Retail sales data for January posted an impressive 0.6% gain on the back of a 1% rise in December. Control group sales, which feed into the calculation of GDP, rose 0.4% to start the year. Some of the gain, however, is likely due to higher inflation boosting the nominally reported sales figures. Headline CPI rose 0.3% in January, taking the year-over-year rate of consumer inflation to 2.5%. Core consumer inflation edged higher to 2.3% on a year-over-year basis.

Housing starts fell 2.6% in January to a 1.25 million units pace after posting an impressive 11.3% gain in December. The more volatile multi-family starts pulled back for the month while single family starts rose 1.9%. The forward-looking housing permits data indicated that the downshift is likely temporary. The NAHB/Wells Fargo Housing Market Index fell in February suggesting that some of the post-election jump in builder sentiment has begun to fade.

Industrial production fell 0.3% in January as a drop in utilities output weighed on the index. The plunge in utilities output due to the warmer weather for the month was the largest declines since January of 2006. Manufacturing output rose 0.2% in a sign that the sector was slowly improving. That said, the industrial sector of the economy continues to face headwinds from a strong US Dollar and soft global demand.

Business inventories rose 0.4% in December in an early sign that businesses are beginning to feel a bit more optimistic about future growth prospects. Total sales were up 2% with gains across the supply chain. Inventories have boosted growth over the last couple of quarters but given that the pace of sales and inventory building appear to be more in line, they are expected to have a negligible effect on GDP growth this year.

US service and manufacturing PMIs for February are due to be released on Tuesday. Both PMIs are at levels indicating a tailwind for the overall economy and have furthermore been rising steadily since late summer 2016. However, Chinese manufacturing PMI decreased slightly in January and a slowdown in China may potentially spill over to US manufacturing PMIs. On the other hand, the regional PMIs for manufacturing were strong and hence manufacturing PMI is expected to increase in February.
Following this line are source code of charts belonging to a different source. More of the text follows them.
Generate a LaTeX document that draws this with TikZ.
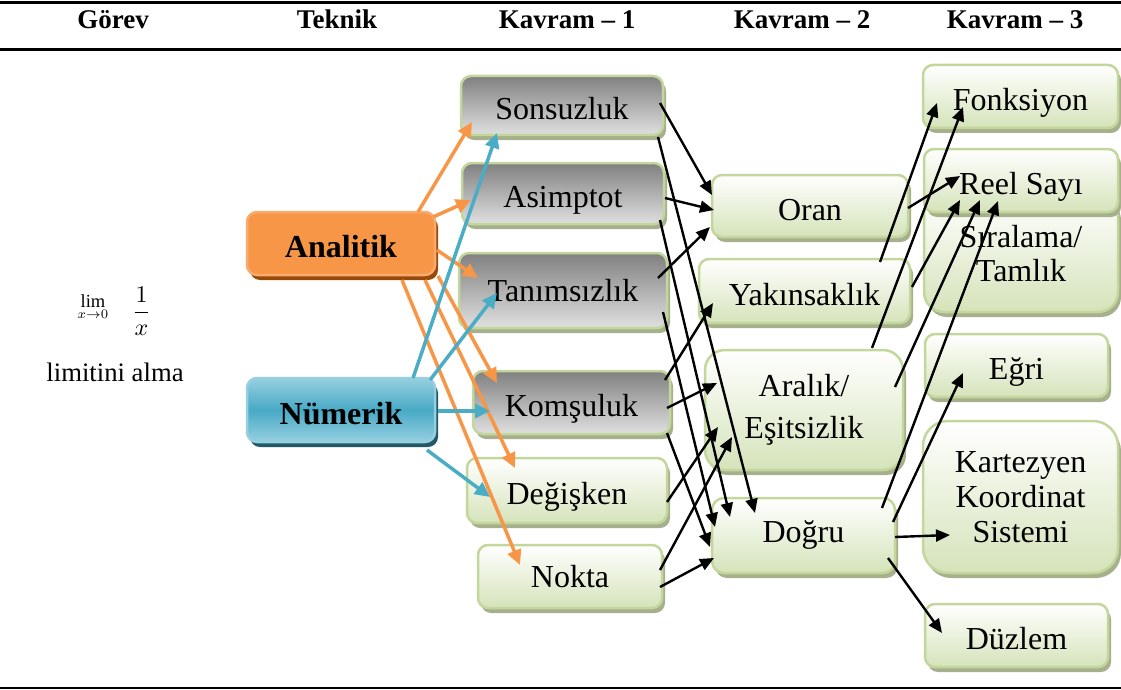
\documentclass[tikz,border=0pt]{standalone}
\usepackage{fontspec}
\setmainfont{Liberation Serif}
\usetikzlibrary{arrows.meta,shadows}
\definecolor{gborder}{RGB}{195,214,155}
\definecolor{gfill}{RGB}{213,227,186}
\definecolor{gshadow}{RGB}{166,176,140}
\definecolor{graytop}{RGB}{128,128,128}
\definecolor{graybot}{RGB}{224,224,224}
\definecolor{orangef}{RGB}{247,150,70}
\definecolor{orangeb}{RGB}{249,170,110}
\definecolor{orangesh}{RGB}{152,72,7}
\definecolor{bluelight}{RGB}{150,207,223}
\definecolor{bluemid}{RGB}{72,170,198}
\definecolor{bluesh}{RGB}{33,89,104}
\definecolor{blueline}{RGB}{75,172,198}
\begin{document}
\begin{tikzpicture}[x=1pt,y=-1pt,
  base/.style={rectangle, inner sep=0pt, align=center, font=\fontsize{32}{35}\selectfont, line width=2.5pt},
  one/.style={text height=28pt, text depth=0pt},
  gbox/.style={base, draw=gborder, rounded corners=10pt, top color=white, bottom color=gfill,
    general shadow={fill=gshadow, shadow xshift=3pt, shadow yshift=-5pt}},
  graybox/.style={gbox, top color=graytop, bottom color=graybot},
  anabox/.style={base, draw=orangeb, fill=orangef, rounded corners=10pt, font=\bfseries\fontsize{32}{35}\selectfont,
    general shadow={fill=orangesh, shadow xshift=3pt, shadow yshift=-5pt}},
  numbox/.style={base, draw=bluelight, rounded corners=10pt, top color=bluelight, bottom color=bluelight, middle color=bluemid,
    font=\bfseries\fontsize{32}{35}\selectfont,
    general shadow={fill=bluesh, shadow xshift=3pt, shadow yshift=-5pt}},
  hdr/.style={anchor=base, inner sep=0pt, font=\bfseries\fontsize{27}{30}\selectfont},
  blk/.style={line width=2.4pt, -{Triangle[length=14pt,width=12pt]}},
  org/.style={draw=orangef, line width=3.5pt, -{Triangle[length=15pt,width=14pt]}},
  blu/.style={draw=blueline, line width=3.5pt, -{Triangle[length=15pt,width=14pt]}},
  rule/.style={line width=3pt}
]
\useasboundingbox (0,0) rectangle (1121,690);
% rules
\draw[rule] (0,3) -- (1121,3);
\draw[rule] (0,49.5) -- (1121,49.5);
\draw[line width=2pt] (0,688) -- (1121,688);
% header
\node[hdr] (h1) at (113,29) {Görev};
\node[hdr] (h2) at (337,29) {Teknik};
\node[hdr] (h3) at (567,29) {Kavram – 1};
\node[hdr] (h4) at (802,29) {Kavram – 2};
\node[hdr] (h5) at (1015,29) {Kavram – 3};
% task
\node[inner sep=0pt, anchor=base, scale=1.85, transform shape] (limn) at (93,307) {$\lim\limits_{x\to 0}$};
\node[inner sep=0pt, scale=2.4, transform shape] (fracn) at (141.5,311) {$\displaystyle\frac{1}{x}$};
\node[font=\fontsize{26.7}{30}\selectfont, inner sep=0pt] (tasklbl) at (115,372) {limitini alma};
% technique
\node[anabox, one, minimum width=188pt, minimum height=63pt] (ana) at (341,243.5) {Analitik};
\node[numbox, one, minimum width=188pt, minimum height=64pt] (num) at (341,410) {Nümerik};
% column 1
\node[graybox, one, minimum width=202pt, minimum height=59pt] (sons) at (562,105.5) {Sonsuzluk};
\node[graybox, one, minimum width=202pt, minimum height=61pt] (asim) at (563,193.5) {Asimptot};
\node[graybox, minimum width=208pt, minimum height=75pt] (tanim) at (563,290.5) {Tanımsızlık};
\node[graybox, one, minimum width=197pt, minimum height=63pt] (koms) at (571.5,402.5) {Komşuluk};
\node[gbox, one, minimum width=200pt, minimum height=65pt] (degis) at (567,490.5) {Değişken};
\node[gbox, minimum width=184pt, minimum height=63pt] (nokta) at (570,576.5) {Nokta};
% column 2
\node[gbox, one, minimum width=196pt, minimum height=62pt] (oran) at (810,206) {Oran};
\node[gbox, one, minimum width=211pt, minimum height=64pt] (yak) at (804.5,291) {Yakınsaklık};
\node[gbox, rounded corners=20pt, minimum width=198pt, minimum height=120pt, font=\fontsize{32}{42}\selectfont] (aral) at (804,410) {Aralık/\\Eşitsizlik};
\node[gbox, rounded corners=12pt, minimum width=183pt, minimum height=75pt] (dogru) at (803.5,535.5) {Doğru};
% column 3
\node[gbox, one, minimum width=195pt, minimum height=63pt] (fonk) at (1020.5,96.5) {Fonksiyon};
\node[gbox, rounded corners=20pt, minimum width=194pt, minimum height=117pt, font=\fontsize{32}{34}\selectfont] (sira) at (1021,253.5) {Sıralama/\\Tamlık};
\node[gbox, one, minimum width=194pt, minimum height=63pt] (reel) at (1021,180.5) {Reel Sayı};
\node[gbox, one, minimum width=183pt, minimum height=63pt] (egri) at (1016.5,365.5) {Eğri};
\node[gbox, rounded corners=25pt, minimum width=195pt, minimum height=152pt] (kart) at (1020.5,497) {Kartezyen\\Koordinat\\Sistemi};
\node[gbox, one, minimum width=183pt, minimum height=63pt] (duz) at (1016.5,635.5) {Düzlem};
% orange arrows
\draw[org] ([shift={(77,-31.5)}]ana.center) -- ([shift={(-90,16.5)}]sons.center);
\draw[org] ([shift={(92,-26.5)}]ana.center) -- ([shift={(-92,6.5)}]asim.center);
\draw[org] ([shift={(96,6.5)}]ana.center) -- ([shift={(-85,-12.5)}]tanim.center);
\draw[org] ([shift={(97,32.5)}]ana.center) -- ([shift={(-74.5,-19.5)}]koms.center);
\draw[org] ([shift={(84,36.5)}]ana.center) -- ([shift={(-52,-22.5)}]degis.center);
\draw[org] ([shift={(61,36.5)}]ana.center) -- ([shift={(-50,-11.5)}]nokta.center);
% blue arrows
\draw[blu] ([shift={(72,-32)}]num.center) -- ([shift={(-65,27.5)}]sons.center);
\draw[blu] ([shift={(89,-30)}]num.center) -- ([shift={(-66,2.5)}]tanim.center);
\draw[blu] ([shift={(97,1)}]num.center) -- ([shift={(-81.5,8.5)}]koms.center);
\draw[blu] ([shift={(86,40)}]num.center) -- ([shift={(-77,6.5)}]degis.center);
% black arrows column 1 -> 2
\draw[blk] ([shift={(98,-2.5)}]sons.center) -- ([shift={(-98,-11)}]oran.center);
\draw[blk] ([shift={(96,31.5)}]sons.center) -- ([shift={(-48.5,-22.5)}]dogru.center);
\draw[blk] ([shift={(102,4.5)}]asim.center) -- ([shift={(-96,4)}]oran.center);
\draw[blk] ([shift={(97,26.5)}]asim.center) -- ([shift={(-73.5,-18.5)}]dogru.center);
\draw[blk] ([shift={(95,-12.5)}]tanim.center) -- ([shift={(-100,21)}]oran.center);
\draw[blk] ([shift={(100,21.5)}]tanim.center) -- ([shift={(-88.5,-8.5)}]dogru.center);
\draw[blk] ([shift={(93.5,-22.5)}]koms.center) -- ([shift={(-91.5,12)}]yak.center);
\draw[blk] ([shift={(95.5,5.5)}]koms.center) -- ([shift={(-87,-27)}]aral.center);
\draw[blk] ([shift={(95.5,30.5)}]koms.center) -- ([shift={(-93.5,11.5)}]dogru.center);
\draw[blk] ([shift={(100,11.5)}]degis.center) -- ([shift={(-86,17)}]aral.center);
\draw[blk] ([shift={(90,-6.5)}]nokta.center) -- ([shift={(-72,27)}]aral.center);
\draw[blk] ([shift={(90,10.5)}]nokta.center) -- ([shift={(-89.5,22.5)}]dogru.center);
% black arrows column 2 -> 3
\draw[blk] ([shift={(75.5,-29)}]yak.center) -- ([shift={(-83.5,6.5)}]fonk.center);
\draw[blk] ([shift={(68,-62)}]aral.center) -- ([shift={(-57.5,10.5)}]fonk.center);
\draw[blk] ([shift={(98,2)}]oran.center) -- ([shift={(-61,-4.5)}]reel.center);
\draw[blk] ([shift={(107.5,-4)}]yak.center) -- ([shift={(-61,19.5)}]reel.center);
\draw[blk] ([shift={(91,-23)}]aral.center) -- ([shift={(-41,19.5)}]reel.center);
\draw[blk] ([shift={(78.5,-27.5)}]dogru.center) -- ([shift={(-23,20.5)}]reel.center);
\draw[blk] ([shift={(89.5,-13.5)}]dogru.center) -- ([shift={(-53.5,7.5)}]egri.center);
\draw[blk] ([shift={(91.5,1.5)}]dogru.center) -- ([shift={(-70.5,38)}]kart.center);
\draw[blk] ([shift={(84.5,22.5)}]dogru.center) -- ([shift={(-74.5,-2.5)}]duz.center);
\end{tikzpicture}
\end{document}
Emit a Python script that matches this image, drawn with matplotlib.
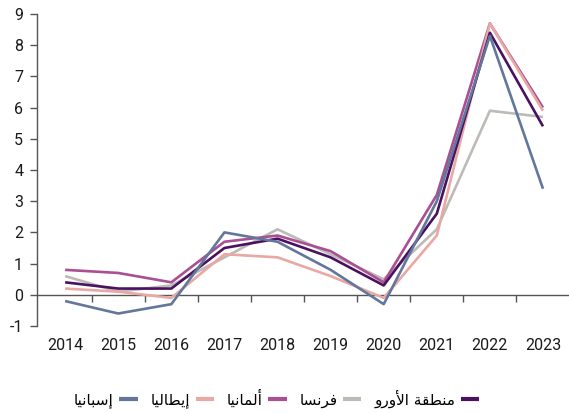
import matplotlib
matplotlib.use("Agg")
import matplotlib.pyplot as plt
from matplotlib.ticker import FixedLocator, NullFormatter

years = ["2014", "2015", "2016", "2017", "2018", "2019", "2020", "2021", "2022", "2023"]
euro = [0.4, 0.2, 0.2, 1.5, 1.8, 1.2, 0.3, 2.6, 8.4, 5.4]
france = [0.6, 0.1, 0.3, 1.2, 2.1, 1.3, 0.5, 2.1, 5.9, 5.7]
germany = [0.8, 0.7, 0.4, 1.7, 1.9, 1.4, 0.4, 3.2, 8.7, 6.0]
italy = [0.2, 0.1, -0.1, 1.3, 1.2, 0.6, -0.1, 1.9, 8.7, 5.9]
spain = [-0.2, -0.6, -0.3, 2.0, 1.7, 0.8, -0.3, 3.0, 8.3, 3.4]

names = ["منطقة الأورو", "فرنسا", "ألمانيا", "إيطاليا", "إسبانيا"]
yticks = [-1, 0, 1, 2, 3, 4, 5, 6, 7, 8, 9]

colors = ["#4B1060", "#BDBBB6", "#A94F93", "#E8A8A4", "#62779B"]

# --- simple Arabic shaping (presentation forms) since matplotlib has no shaping ---
FORMS = {
    '\u0627': ('\uFE8D', '\uFE8E', None, None),
    '\u0623': ('\uFE83', '\uFE84', None, None),
    '\u0625': ('\uFE87', '\uFE88', None, None),
    '\u0628': ('\uFE8F', '\uFE90', '\uFE91', '\uFE92'),
    '\u0629': ('\uFE93', '\uFE94', None, None),
    '\u0631': ('\uFEAD', '\uFEAE', None, None),
    '\u0633': ('\uFEB1', '\uFEB2', '\uFEB3', '\uFEB4'),
    '\u0637': ('\uFEC1', '\uFEC2', '\uFEC3', '\uFEC4'),
    '\u0641': ('\uFED1', '\uFED2', '\uFED3', '\uFED4'),
    '\u0642': ('\uFED5', '\uFED6', '\uFED7', '\uFED8'),
    '\u0644': ('\uFEDD', '\uFEDE', '\uFEDF', '\uFEE0'),
    '\u0645': ('\uFEE1', '\uFEE2', '\uFEE3', '\uFEE4'),
    '\u0646': ('\uFEE5', '\uFEE6', '\uFEE7', '\uFEE8'),
    '\u0648': ('\uFEED', '\uFEEE', None, None),
    '\u064A': ('\uFEF1', '\uFEF2', '\uFEF3', '\uFEF4'),
}
LAMALEF = {'\u0622': ('\uFEF5', '\uFEF6'), '\u0623': ('\uFEF7', '\uFEF8'),
           '\u0625': ('\uFEF9', '\uFEFA'), '\u0627': ('\uFEFB', '\uFEFC')}


def shape(text):
    toks = []
    i = 0
    while i < len(text):
        c = text[i]
        if c == '\u0644' and i + 1 < len(text) and text[i + 1] in LAMALEF:
            toks.append(('LA', text[i + 1]))
            i += 2
        else:
            toks.append(('C', c))
            i += 1

    def is_ar(t):
        return t[0] == 'LA' or t[1] in FORMS

    def dual(t):
        return t[0] == 'C' and t[1] in FORMS and FORMS[t[1]][2] is not None

    out = []
    for k, t in enumerate(toks):
        if not is_ar(t):
            out.append(t[1])
            continue
        prev_ok = k > 0 and dual(toks[k - 1])
        next_ok = dual(t) and k + 1 < len(toks) and is_ar(toks[k + 1])
        if t[0] == 'LA':
            out.append(LAMALEF[t[1]][1 if prev_ok else 0])
            continue
        f = FORMS[t[1]]
        if prev_ok and next_ok:
            out.append(f[3])
        elif prev_ok:
            out.append(f[1])
        elif next_ok:
            out.append(f[2])
        else:
            out.append(f[0])
    return ''.join(out)[::-1]


plt.rcParams['font.family'] = ['Roboto', 'DejaVu Sans']

fig = plt.figure(figsize=(5.69, 4.13), dpi=100)
ax = fig.add_axes([37 / 569, 87 / 413, 532 / 569, 312 / 413])

x = list(range(len(years)))
series = [euro, france, germany, italy, spain]
zorders = [5, 2, 3, 4, 6]
lines = []
for s, c, n, z in zip(series, colors, names, zorders):
    ln, = ax.plot(x, s, color=c, lw=1.9, label=shape(n), zorder=z, solid_capstyle='butt')
    lines.append(ln)

ax.set_xlim(-0.53, 9.49)
ax.set_ylim(-1, 9)
ax.set_yticks(yticks)
ax.set_yticklabels([str(v) for v in yticks])

axis_col = "#555555"
for sp in ['top', 'right', 'bottom']:
    ax.spines[sp].set_visible(False)
ax.spines['left'].set_color(axis_col)
ax.spines['left'].set_linewidth(1.0)
ax.tick_params(axis='y', direction='out', length=5, width=1.0, color=axis_col,
               labelsize=11.5, pad=5, labelcolor='#1a1a1a')
ax.set_xticks(x)
ax.set_xticklabels(years)
ax.tick_params(axis='x', length=0, labelsize=11.5, pad=9, labelcolor='#1a1a1a')

# zero line with ticks between categories
sec = ax.secondary_xaxis(0.1)
sec.spines['bottom'].set_color(axis_col)
sec.spines['bottom'].set_linewidth(1.0)
sec.xaxis.set_major_locator(FixedLocator([i + 0.5 for i in range(len(years))]))
sec.xaxis.set_major_formatter(NullFormatter())
sec.tick_params(axis='x', direction='out', length=5, width=1.0, color=axis_col)

order = [4, 3, 2, 1, 0]
leg = fig.legend([lines[i] for i in order], [shape(names[i]) for i in order],
                 loc='center', bbox_to_anchor=(0.486, 0.035), ncol=5, frameon=False,
                 markerfirst=False, handlelength=1.2, handletextpad=0.35,
                 columnspacing=0.85, prop={'family': ['DejaVu Sans'], 'size': 11})
for h in leg.get_lines():
    h.set_linewidth(3)

fig.savefig("out.png", dpi=100)
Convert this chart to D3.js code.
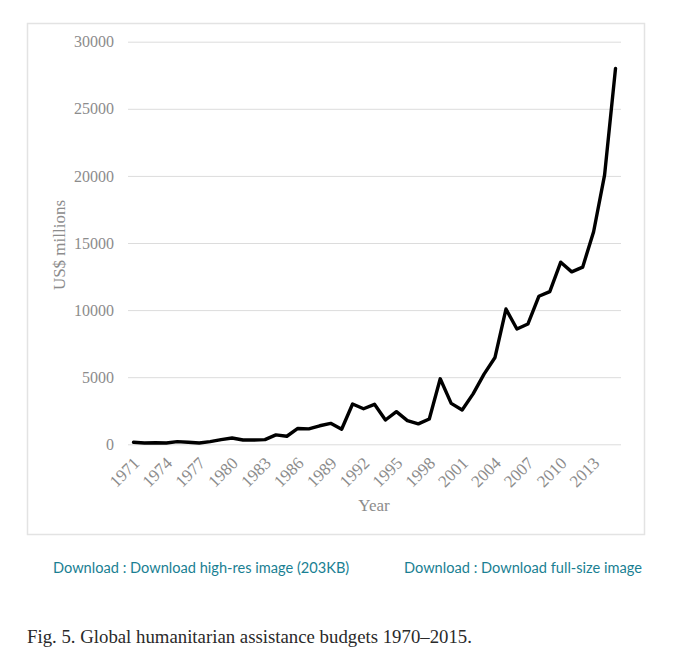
<!DOCTYPE html>
<html>
<head>
<meta charset="utf-8">
<script src="https://cdn.jsdelivr.net/npm/d3@7"></script>
<style>
  body { margin: 0; background: #fff; }
</style>
</head>
<body>
<div id="chart"></div>
<script>
var width  = 680;
var height = 659;

// years on the category axis, 1971 - 2015
var years = [];
for (var yr = 1971; yr <= 2015; yr++) years.push(yr);

// global humanitarian assistance, US$ millions
var budgets = [150, 100, 120, 100, 200, 150, 100, 200, 350, 470,
               320, 320, 350, 700, 600, 1180, 1150, 1380, 1560, 1120,
               3000, 2650, 2980, 1810, 2430, 1760, 1520, 1890, 4880, 3050,
               2560, 3760, 5230, 6470, 10080, 8590, 8960, 11030, 11380, 13570,
               12850, 13200, 15840, 20060, 28010];

var yTicks = [0, 5000, 10000, 15000, 20000, 25000, 30000];

var svg = d3.select("#chart").append("svg")
    .attr("width", width)
    .attr("height", height);

svg.append("rect")
    .attr("x", 0).attr("y", 0)
    .attr("width", width).attr("height", height)
    .attr("fill", "#fff");

// chart frame
svg.append("rect")
    .attr("x", 27.5).attr("y", 23.5)
    .attr("width", 617).attr("height", 511)
    .attr("fill", "#fff")
    .attr("stroke", "#e3e3e3")
    .attr("stroke-width", 1.5);

var x = d3.scaleBand()
    .domain(years)
    .range([128, 621]);

var y = d3.scaleLinear()
    .domain([0, 30000])
    .range([444.3, 41.7]);

var axisFont = "'Liberation Serif', 'DejaVu Serif', serif";
var grey = "#8c8c8c";

// gridlines + y labels
var yAxis = d3.axisLeft(y)
    .tickValues(yTicks)
    .tickSize(-(621 - 128))
    .tickPadding(14)
    .tickFormat(d3.format("d"));

var gy = svg.append("g")
    .attr("transform", "translate(128,0)")
    .call(yAxis);

gy.select(".domain").remove();
gy.selectAll(".tick line")
    .attr("stroke", "#dcdcdc")
    .attr("stroke-width", 1);
gy.selectAll(".tick text")
    .attr("fill", grey)
    .style("font-family", axisFont)
    .style("font-size", "16px");

// x labels, every third year, rotated
var xAxis = d3.axisBottom(x)
    .tickValues(years.filter(function(d, i) { return i % 3 === 0; }))
    .tickSize(0)
    .tickPadding(0);

var gx = svg.append("g")
    .attr("transform", "translate(0,444.3)")
    .call(xAxis);

gx.select(".domain").remove();
gx.selectAll(".tick text")
    .attr("fill", grey)
    .style("font-family", axisFont)
    .style("font-size", "17px")
    .attr("text-anchor", "end")
    .attr("dy", "0")
    .attr("y", 0)
    .attr("transform", "translate(7,20) rotate(-45)");

// data line
var line = d3.line()
    .x(function(d, i) { return x(years[i]) + x.bandwidth() / 2; })
    .y(function(d) { return y(d); });

svg.append("path")
    .datum(budgets)
    .attr("d", line)
    .attr("fill", "none")
    .attr("stroke", "#000")
    .attr("stroke-width", 3.4)
    .attr("stroke-linejoin", "round")
    .attr("stroke-linecap", "round");

// axis titles
svg.append("text")
    .attr("x", 374).attr("y", 511)
    .attr("text-anchor", "middle")
    .attr("fill", grey)
    .style("font-family", axisFont)
    .style("font-size", "17px")
    .text("Year");

svg.append("text")
    .attr("transform", "translate(65,245) rotate(-90)")
    .attr("text-anchor", "middle")
    .attr("fill", grey)
    .style("font-family", axisFont)
    .style("font-size", "17px")
    .text("US$ millions");

// links under the figure
var linkFont = "Lato, 'Open Sans', sans-serif";
svg.append("text")
    .attr("x", 53).attr("y", 573)
    .attr("fill", "#1a7f93")
    .style("font-family", linkFont)
    .style("font-size", "14.6px")
    .text("Download : Download high-res image (203KB)");

svg.append("text")
    .attr("x", 404).attr("y", 573)
    .attr("fill", "#1a7f93")
    .style("font-family", linkFont)
    .style("font-size", "14.6px")
    .text("Download : Download full-size image");

// caption
svg.append("text")
    .attr("x", 27).attr("y", 643)
    .attr("fill", "#2a2a2a")
    .style("font-family", axisFont)
    .style("font-size", "18.8px")
    .text("Fig. 5. Global humanitarian assistance budgets 1970\u20132015.");
</script>
</body>
</html>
On Wednesday, the FOMC minutes from the February meeting are due out. The statement did not contain much interesting news, but the minutes may enlighten us on the different stances within the FOMC.


UK labour market numbers showed that employment had increased by 38,000 in the three months to December and the labour force increased by 31,000, leaving the number of unemployed down by about 7,000. The unemployment rate held steady, at 4.8%. The more timely claimant count figure fell by a surprisingly large amount, 42,000, in January. The December number was revised to a drop of 20,000, from the previous estimate of a fall of 10,000. However, the ONS encourages people to be cautious when looking at this month’s numbers, as there are currently problems surrounding the seasonal adjustment of the data. On the more disappointing side, average weekly earnings showed a year-on-year growth rate of 2.6% in January, down from 2.7% in December. That was lower than the consensus expectation of 2.7%.

Focus is on the debate on the Article 50 debate in House of Lords, which begins next week on Monday. The Lords are not expected to delay the bill and the UK remains on track to trigger Article 50 by the end of March.

The second estimate for UK GDP growth in Q4 is due out, and the expenditure components such as private consumption and investments in Q4 are included for the first time in this release. While growth continued at the same pace in H2 2016 after the EU vote, GDP growth is expected to slow down this year.


Risk premium on French government bonds are back up to the levels seen during the 2012 crisis. But even if Marine Le Pen does not win the French presidential election, the real problem of monetary union would remain: different approaches to economic and monetary policy. Radical Eurosceptic are no longer in the mood for compromise, and are pushing to restore full national control over economic and monetary policy. More tumult lies ahead for the Eurozone, with no end in sight for the ECB’s loose monetary policy.

The consumer confidence for February is due to be released on Monday. Consumer confidence proved very resilient to political turmoil stemming from Brexit and the election of Donald Trump last year. Weaker consumer confidence is expected in February in line with the turn in other sentiment indicators. That said, as the unemployment rate continues to decline, consumer confidence is expected to remain at a high level, thereby pointing to continued solid growth in private consumption.

On Tuesday, PMI figures for the Eurozone are due out. Overall, PMIs are expected to see a downward correction in line with the fall across other survey indicators (IFO and ZEW expectations). In manufacturing, recent months have shown an increase in output, but the order-inventory balance indicator has weakened and points to a downward correction in manufacturing PMI. In service, a decline is expected in line with the other survey indicators, although the strong business expectations reported in January could help withhold a decline.


China exports expanded 7.90% year-on-year to USD 182.76 billion in January followed an annual drop of 6.20% year-on-year in December. Quicker exports were driven by US, Japan, ASEAN and European Union. Imports surged by a double digit pace during Chinese New Year (+16.70% year-on-year). Trade surplus rose to a one year high of USD 51.35 billion and further upside bias is expected on trade performance going forward as downside risks dwindled. Adding to signs of mounting price pressure, CPI accelerated by 0.40 percentage points to increase 2.50% year-on-year in January, marking its quickest growth since November 2013.